**Given instruction:**
All the data must come back unchanged, except that pictures are left out.

★ ★ ★ ★ ★

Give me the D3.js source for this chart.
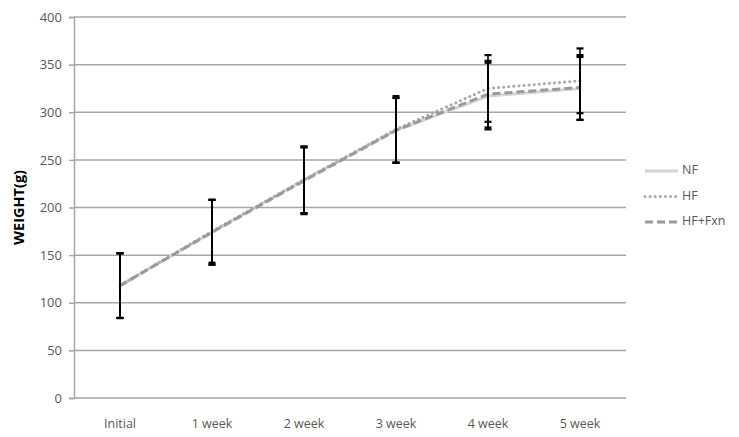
<!DOCTYPE html>
<meta charset="utf-8">
<script src="https://d3js.org/d3.v7.min.js"></script>
<style>
  body { margin: 0; background: #fff; }
  text { font-family: "Open Sans", "Noto Sans", sans-serif; }
</style>
<div id="chart"></div>
<script>
// categories and series
var weeks = ["Initial", "1 week", "2 week", "3 week", "4 week", "5 week"];
var nf     = [118, 174, 229, 281, 317, 325];
var hf     = [118, 175, 229, 282, 325, 333];
var hfFxn  = [118, 174, 228, 281, 319, 326];
var nfErr    = [34, 34, 35, 34, 35, 33];
var hfErr    = [34, 33, 35, 35, 35, 34];
var hfFxnErr = [34, 34, 35, 34, 35, 34];
var yTicks = [0, 50, 100, 150, 200, 250, 300, 350, 400];

var series = [
  {name: "NF", values: nf, err: nfErr, color: "#d4d4d4", dash: null, cap: "butt"},
  {name: "HF", values: hf, err: hfErr, color: "#a9a9a9", dash: "0.1,5", cap: "round"},
  {name: "HF+Fxn", values: hfFxn, err: hfFxnErr, color: "#9a9a9a", dash: "8,4", cap: "butt"}
];

var W = 739, H = 437;
var margin = {top: 17, right: 113, bottom: 39, left: 74},
    width = W - margin.left - margin.right,
    height = H - margin.top - margin.bottom;

var svg = d3.select("#chart").append("svg")
    .attr("width", W).attr("height", H)
  .append("g")
    .attr("transform", "translate(" + margin.left + "," + margin.top + ")");

var x = d3.scaleBand().domain(weeks).range([0, width]);
var y = d3.scaleLinear().domain([0, 400]).range([height, 0]);

// gridlines
svg.append("g")
  .selectAll("line")
  .data(yTicks)
  .enter().append("line")
    .attr("x1", 0).attr("x2", width)
    .attr("y1", function(d) { return y(d); })
    .attr("y2", function(d) { return y(d); })
    .attr("stroke", "#a6a6a6")
    .attr("stroke-width", 1.5);

// y axis
var yAxis = svg.append("g")
  .call(d3.axisLeft(y).tickValues(yTicks).tickSize(5).tickPadding(7));
yAxis.select(".domain").attr("stroke", "#a6a6a6").attr("stroke-width", 1.5);
yAxis.selectAll(".tick line").attr("stroke", "#a6a6a6").attr("stroke-width", 1.5);
yAxis.selectAll(".tick text")
  .attr("fill", "#595959")
  .style("font-size", "13px")
  .style("font-family", "'Open Sans', 'Noto Sans', sans-serif");

// x axis
var xAxis = svg.append("g")
  .attr("transform", "translate(0," + height + ")")
  .call(d3.axisBottom(x).tickSize(0).tickPadding(21));
xAxis.select(".domain").remove();
xAxis.selectAll(".tick text")
  .attr("fill", "#595959")
  .style("font-size", "12.5px")
  .style("font-family", "'Open Sans', 'Noto Sans', sans-serif");

// y label
svg.append("text")
  .attr("transform", "translate(" + (-54) + "," + (height / 2) + ") rotate(-90)")
  .attr("text-anchor", "middle")
  .attr("dominant-baseline", "middle")
  .style("font-size", "14.5px")
  .style("font-weight", "bold")
  .attr("fill", "#000")
  .text("WEIGHT(g)");

var cx = function(i) { return x(weeks[i]) + x.bandwidth() / 2; };

// lines
var line = d3.line()
  .x(function(d, i) { return cx(i); })
  .y(function(d) { return y(d); });

series.forEach(function(s) {
  svg.append("path")
    .datum(s.values)
    .attr("fill", "none")
    .attr("stroke", s.color)
    .attr("stroke-width", 3)
    .attr("stroke-linecap", s.cap)
    .attr("stroke-dasharray", s.dash)
    .attr("d", line);
});

// error bars
series.forEach(function(s) {
  var g = svg.append("g");
  s.values.forEach(function(v, i) {
    var x0 = cx(i), hi = y(v + s.err[i]), lo = y(v - s.err[i]);
    g.append("line")
      .attr("x1", x0).attr("x2", x0).attr("y1", hi).attr("y2", lo)
      .attr("stroke", "#000").attr("stroke-width", 1.6);
    [hi, lo].forEach(function(yy) {
      g.append("line")
        .attr("x1", x0 - 3.5).attr("x2", x0 + 3.5).attr("y1", yy).attr("y2", yy)
        .attr("stroke", "#000").attr("stroke-width", 2.2);
    });
  });
});

// legend
var legend = svg.append("g")
  .attr("transform", "translate(" + (width + 19) + "," + (y(400) + 154) + ")");
series.forEach(function(s, i) {
  var row = legend.append("g").attr("transform", "translate(0," + (i * 25.5) + ")");
  row.append("line")
    .attr("x1", 0).attr("x2", 33)
    .attr("stroke", s.color)
    .attr("stroke-width", 3)
    .attr("stroke-linecap", s.cap)
    .attr("stroke-dasharray", s.dash);
  row.append("text")
    .attr("x", 37).attr("y", 0)
    .attr("dominant-baseline", "middle")
    .attr("fill", "#595959")
    .style("font-size", "12.5px")
    .text(s.name);
});
</script>
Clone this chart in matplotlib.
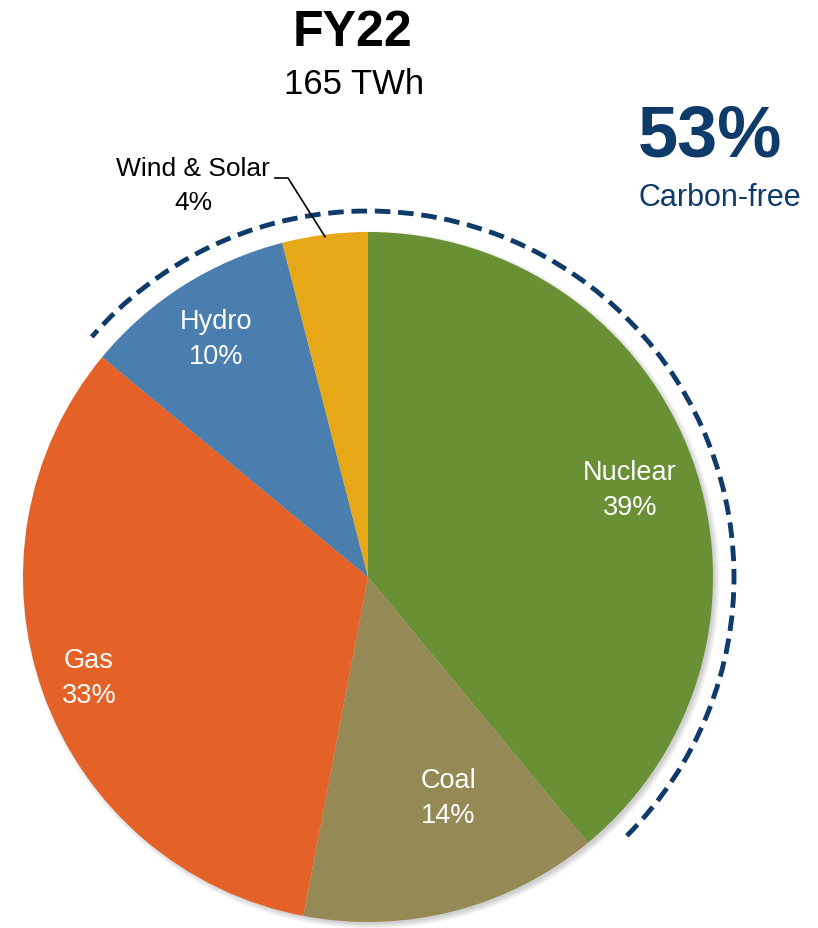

★ ★ ★ ★ ★

**Written response:**
Give me the D3.js source for this chart.
<!DOCTYPE html>
<meta charset="utf-8">
<script src="https://d3js.org/d3.v7.min.js"></script>
<style>
  body { margin: 0; background: #fff; }
  text { font-family: "Open Sans", "Noto Sans", sans-serif; }
</style>
<div id="chart"></div>
<script>
// categories and series
var weeks = ["Initial", "1 week", "2 week", "3 week", "4 week", "5 week"];
var nf     = [118, 174, 229, 281, 317, 325];
var hf     = [118, 175, 229, 282, 325, 333];
var hfFxn  = [118, 174, 228, 281, 319, 326];
var nfErr    = [34, 34, 35, 34, 35, 33];
var hfErr    = [34, 33, 35, 35, 35, 34];
var hfFxnErr = [34, 34, 35, 34, 35, 34];
var yTicks = [0, 50, 100, 150, 200, 250, 300, 350, 400];

var series = [
  {name: "NF", values: nf, err: nfErr, color: "#d4d4d4", dash: null, cap: "butt"},
  {name: "HF", values: hf, err: hfErr, color: "#a9a9a9", dash: "0.1,5", cap: "round"},
  {name: "HF+Fxn", values: hfFxn, err: hfFxnErr, color: "#9a9a9a", dash: "8,4", cap: "butt"}
];

var W = 739, H = 437;
var margin = {top: 17, right: 113, bottom: 39, left: 74},
    width = W - margin.left - margin.right,
    height = H - margin.top - margin.bottom;

var svg = d3.select("#chart").append("svg")
    .attr("width", W).attr("height", H)
  .append("g")
    .attr("transform", "translate(" + margin.left + "," + margin.top + ")");

var x = d3.scaleBand().domain(weeks).range([0, width]);
var y = d3.scaleLinear().domain([0, 400]).range([height, 0]);

// gridlines
svg.append("g")
  .selectAll("line")
  .data(yTicks)
  .enter().append("line")
    .attr("x1", 0).attr("x2", width)
    .attr("y1", function(d) { return y(d); })
    .attr("y2", function(d) { return y(d); })
    .attr("stroke", "#a6a6a6")
    .attr("stroke-width", 1.5);

// y axis
var yAxis = svg.append("g")
  .call(d3.axisLeft(y).tickValues(yTicks).tickSize(5).tickPadding(7));
yAxis.select(".domain").attr("stroke", "#a6a6a6").attr("stroke-width", 1.5);
yAxis.selectAll(".tick line").attr("stroke", "#a6a6a6").attr("stroke-width", 1.5);
yAxis.selectAll(".tick text")
  .attr("fill", "#595959")
  .style("font-size", "13px")
  .style("font-family", "'Open Sans', 'Noto Sans', sans-serif");

// x axis
var xAxis = svg.append("g")
  .attr("transform", "translate(0," + height + ")")
  .call(d3.axisBottom(x).tickSize(0).tickPadding(21));
xAxis.select(".domain").remove();
xAxis.selectAll(".tick text")
  .attr("fill", "#595959")
  .style("font-size", "12.5px")
  .style("font-family", "'Open Sans', 'Noto Sans', sans-serif");

// y label
svg.append("text")
  .attr("transform", "translate(" + (-54) + "," + (height / 2) + ") rotate(-90)")
  .attr("text-anchor", "middle")
  .attr("dominant-baseline", "middle")
  .style("font-size", "14.5px")
  .style("font-weight", "bold")
  .attr("fill", "#000")
  .text("WEIGHT(g)");

var cx = function(i) { return x(weeks[i]) + x.bandwidth() / 2; };

// lines
var line = d3.line()
  .x(function(d, i) { return cx(i); })
  .y(function(d) { return y(d); });

series.forEach(function(s) {
  svg.append("path")
    .datum(s.values)
    .attr("fill", "none")
    .attr("stroke", s.color)
    .attr("stroke-width", 3)
    .attr("stroke-linecap", s.cap)
    .attr("stroke-dasharray", s.dash)
    .attr("d", line);
});

// error bars
series.forEach(function(s) {
  var g = svg.append("g");
  s.values.forEach(function(v, i) {
    var x0 = cx(i), hi = y(v + s.err[i]), lo = y(v - s.err[i]);
    g.append("line")
      .attr("x1", x0).attr("x2", x0).attr("y1", hi).attr("y2", lo)
      .attr("stroke", "#000").attr("stroke-width", 1.6);
    [hi, lo].forEach(function(yy) {
      g.append("line")
        .attr("x1", x0 - 3.5).attr("x2", x0 + 3.5).attr("y1", yy).attr("y2", yy)
        .attr("stroke", "#000").attr("stroke-width", 2.2);
    });
  });
});

// legend
var legend = svg.append("g")
  .attr("transform", "translate(" + (width + 19) + "," + (y(400) + 154) + ")");
series.forEach(function(s, i) {
  var row = legend.append("g").attr("transform", "translate(0," + (i * 25.5) + ")");
  row.append("line")
    .attr("x1", 0).attr("x2", 33)
    .attr("stroke", s.color)
    .attr("stroke-width", 3)
    .attr("stroke-linecap", s.cap)
    .attr("stroke-dasharray", s.dash);
  row.append("text")
    .attr("x", 37).attr("y", 0)
    .attr("dominant-baseline", "middle")
    .attr("fill", "#595959")
    .style("font-size", "12.5px")
    .text(s.name);
});
</script>
Clone this chart in matplotlib.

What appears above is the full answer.